The ABC News reports that there have been obscenity complaints in Hong Kong about the Bible. How curious. I wonder what's in their Cantonese version? Most Christians have never read the Bible. I mean, they usually have read some part of other of some book marked "Holy Bible" or similar, but the Christian Bible (old and new testaments) was written in Hebrew, Greek, and Aramaic for the most part (biblical scholars please correct me if I'm wrong, but I think that's right). Most Christians don't speak any of these, so they rely on translations of the Bible.
In my younger days, we were told (Catholic church) that the translations were divinely inspired, and as such contained no translation errors. However, that really doesn't gel with the continued intense scholarly studies of biblical texts, and the regular publication of new translations of the Bible.

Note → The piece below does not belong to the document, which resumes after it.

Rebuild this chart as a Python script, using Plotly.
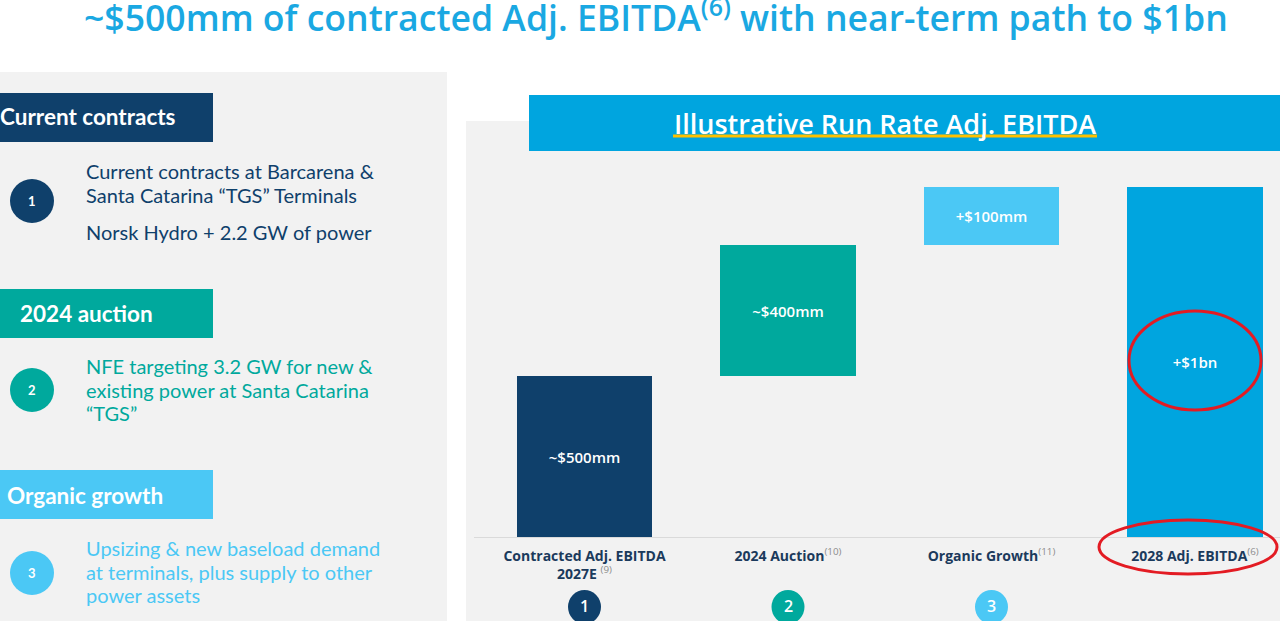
import plotly.graph_objects as go

# ---------------- data ----------------
categories = ["Contracted Adj. EBITDA 2027E", "2024 Auction", "Organic Growth", "2028 Adj. EBITDA"]
footnotes = ["(9)", "(10)", "(11)", "(6)"]
bar_labels = ["~$500mm", "~$400mm", "+$100mm", "+$1bn"]
# illustrative (not to scale) bar heights as drawn on the slide
step_heights = [161, 131, 58]
step_numbers = ["1", "2", "3"]

W, H = 1280, 621
NAVY = "#0f406b"
TEAL = "#00a99d"
LIGHT = "#4bc8f5"
BLUE = "#00a5df"
GRAY_BG = "#f2f2f2"
TITLE_BLUE = "#1aa8e2"
CHART_FONT = "Open Sans, sans-serif"
BODY_FONT = "Lato, Noto Sans, sans-serif"

total = sum(step_heights)
bases = []
acc = 0
for h in step_heights:
    bases.append(acc)
    acc += h
heights = step_heights + [total]
bases = bases + [0]
colors = [NAVY, TEAL, LIGHT, BLUE]


def px(x):
    return x / W


def py(y):
    return 1 - y / H


fig = go.Figure()
fig.add_trace(go.Bar(
    x=list(range(len(categories))), y=heights, base=bases,
    marker=dict(color=colors, line=dict(width=0)),
    width=0.668,
    text=bar_labels, textposition="inside", insidetextanchor="middle",
    textangle=0, constraintext="none",
    textfont=dict(color="white", size=15, family=CHART_FONT, weight=600),
    hoverinfo="skip",
))

ticktext = []
for c, f in zip(categories, footnotes):
    if c.startswith("Contracted"):
        t = "Contracted Adj. EBITDA<br>2027E <sup><span style='color:#8c8c8c;font-weight:normal'>%s</span></sup>" % f
    else:
        t = "%s<sup><span style='color:#8c8c8c;font-weight:normal'>%s</span></sup>" % (c, f)
    ticktext.append(t)

shapes = []
# background panels
shapes.append(dict(type="rect", xref="paper", yref="paper", x0=px(0), x1=px(447), y0=py(621), y1=py(72),
                   fillcolor=GRAY_BG, line=dict(width=0), layer="below"))
shapes.append(dict(type="rect", xref="paper", yref="paper", x0=px(466), x1=px(1280), y0=py(621), y1=py(121),
                   fillcolor=GRAY_BG, line=dict(width=0), layer="below"))
# chart title band
shapes.append(dict(type="rect", xref="paper", yref="paper", x0=px(529), x1=px(1280), y0=py(151), y1=py(95),
                   fillcolor=BLUE, line=dict(width=0), layer="below"))
shapes.append(dict(type="line", xref="paper", yref="paper", x0=px(673), x1=px(1097), y0=py(136), y1=py(136),
                   line=dict(color="#ffc000", width=3)))
# baseline
shapes.append(dict(type="line", xref="paper", yref="paper", x0=px(474), x1=px(1280), y0=py(537.5), y1=py(537.5),
                   line=dict(color="#dadada", width=1), layer="below"))
# left header boxes
for (y0, y1, col) in [(93, 142, NAVY), (289, 338, TEAL), (470, 519, LIGHT)]:
    shapes.append(dict(type="rect", xref="paper", yref="paper", x0=px(0), x1=px(213), y0=py(y1), y1=py(y0),
                       fillcolor=col, line=dict(width=0)))
# left circles
for (cy, col) in [(201, NAVY), (390, TEAL), (573, LIGHT)]:
    shapes.append(dict(type="circle", xref="paper", yref="paper", x0=px(10), x1=px(54), y0=py(cy + 22), y1=py(cy - 22),
                       fillcolor=col, line=dict(width=0)))
# numbered circles below chart bars
r = 16.5 / 203.5
for i, col in enumerate(colors[:3]):
    shapes.append(dict(type="circle", xref="x", yref="paper", x0=i - r, x1=i + r, y0=py(624), y1=py(590),
                       fillcolor=col, line=dict(width=0)))
# red highlight ellipses
shapes.append(dict(type="circle", xref="paper", yref="paper", x0=px(1129), x1=px(1261), y0=py(410), y1=py(311),
                   line=dict(color="#e31b23", width=3)))
shapes.append(dict(type="circle", xref="paper", yref="paper", x0=px(1099), x1=px(1277), y0=py(574), y1=py(520),
                   line=dict(color="#e31b23", width=3)))

ann = []
ann.append(dict(text="~$500mm of contracted Adj. EBITDA<sup>(6)</sup> with near-term path to $1bn",
                x=px(656), y=py(15), xref="paper", yref="paper", showarrow=False, xanchor="center", yanchor="middle",
                font=dict(family=CHART_FONT, size=35.6, color=TITLE_BLUE, weight=600)))
ann.append(dict(text="Illustrative Run Rate Adj. EBITDA", x=px(885), y=py(123), xref="paper", yref="paper",
                showarrow=False, xanchor="center", yanchor="middle",
                font=dict(family=CHART_FONT, size=27, color="white", weight=600)))
# header box labels
for (txt, x, y) in [("Current contracts", -2, 117), ("2024 auction", 18, 313), ("Organic growth", 5, 495)]:
    ann.append(dict(text=txt, x=px(x), y=py(y), xref="paper", yref="paper", showarrow=False,
                    xanchor="left", yanchor="middle",
                    font=dict(family=BODY_FONT, size=22.5, color="white", weight="bold")))
# left circle numbers
for (n, cy) in zip(step_numbers, [201, 390, 573]):
    ann.append(dict(text=n, x=px(32), y=py(cy), xref="paper", yref="paper", showarrow=False,
                    xanchor="center", yanchor="middle",
                    font=dict(family=BODY_FONT, size=13, color="white", weight="bold")))
# left descriptions
desc = [
    ("Current contracts at Barcarena &", 171, NAVY),
    ("Santa Catarina \u201cTGS\u201d Terminals", 195, NAVY),
    ("Norsk Hydro + 2.2 GW of power", 232, NAVY),
    ("NFE targeting 3.2 GW for new &", 366, TEAL),
    ("existing power at Santa Catarina", 390, TEAL),
    ("\u201cTGS\u201d", 413, TEAL),
    ("Upsizing & new baseload demand", 548, LIGHT),
    ("at terminals, plus supply to other", 572, LIGHT),
    ("power assets", 595, LIGHT),
]
for (txt, y, col) in desc:
    ann.append(dict(text=txt, x=px(84), y=py(y), xref="paper", yref="paper", showarrow=False,
                    xanchor="left", yanchor="middle",
                    font=dict(family=BODY_FONT, size=20, color=col)))
# chart circle numbers
for i, n in enumerate(step_numbers):
    ann.append(dict(text=n, x=i, y=py(606), xref="x", yref="paper", showarrow=False,
                    xanchor="center", yanchor="middle",
                    font=dict(family=CHART_FONT, size=16, color="white", weight=600)))

x0 = -(584.5 - 466) / 203.5
fig.update_layout(
    width=W, height=H, margin=dict(l=0, r=0, t=0, b=0),
    paper_bgcolor="white", plot_bgcolor="rgba(0,0,0,0)",
    showlegend=False, bargap=0,
    shapes=shapes, annotations=ann,
    xaxis=dict(domain=[px(466), 1], range=[x0, x0 + 4], tickvals=list(range(4)), ticktext=ticktext,
               showgrid=False, zeroline=False, showline=False, ticks="outside", ticklen=6,
               tickcolor="rgba(0,0,0,0)",
               tickfont=dict(family=CHART_FONT, size=14, color="#1b3a5c", weight="bold"), fixedrange=True),
    yaxis=dict(domain=[py(537), py(121)], range=[0, 416], visible=False, fixedrange=True),
)

fig.write_html("out.html", config={"displayModeBar": False},
               post_script="document.body.style.margin='0';document.body.style.overflow='hidden';")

Indeed, no English-language Bible that I have ever read has contained any swear words. I haven't read any of the original editions of the King James Bible, but I remember reading that one of those editions contains the "c" word, which apparently was a fair and decent Anglo-Saxon word back in those days. I also remember one of the students at the Catholic seminary in Brisbane telling me that there are some words in the Aramaic sections of the Bible that scholars now translate as swear words. However, such is tradition, I don't think we'll be hearing any swear words during the readings at church services in the near future.
In the light of these translation issues, it continues to surprise me that some Christians take such a literalist stance on their local translation of the Bible. The original texts, sure, but the translations? And it all still makes me wonder just what is in that Cantonese version.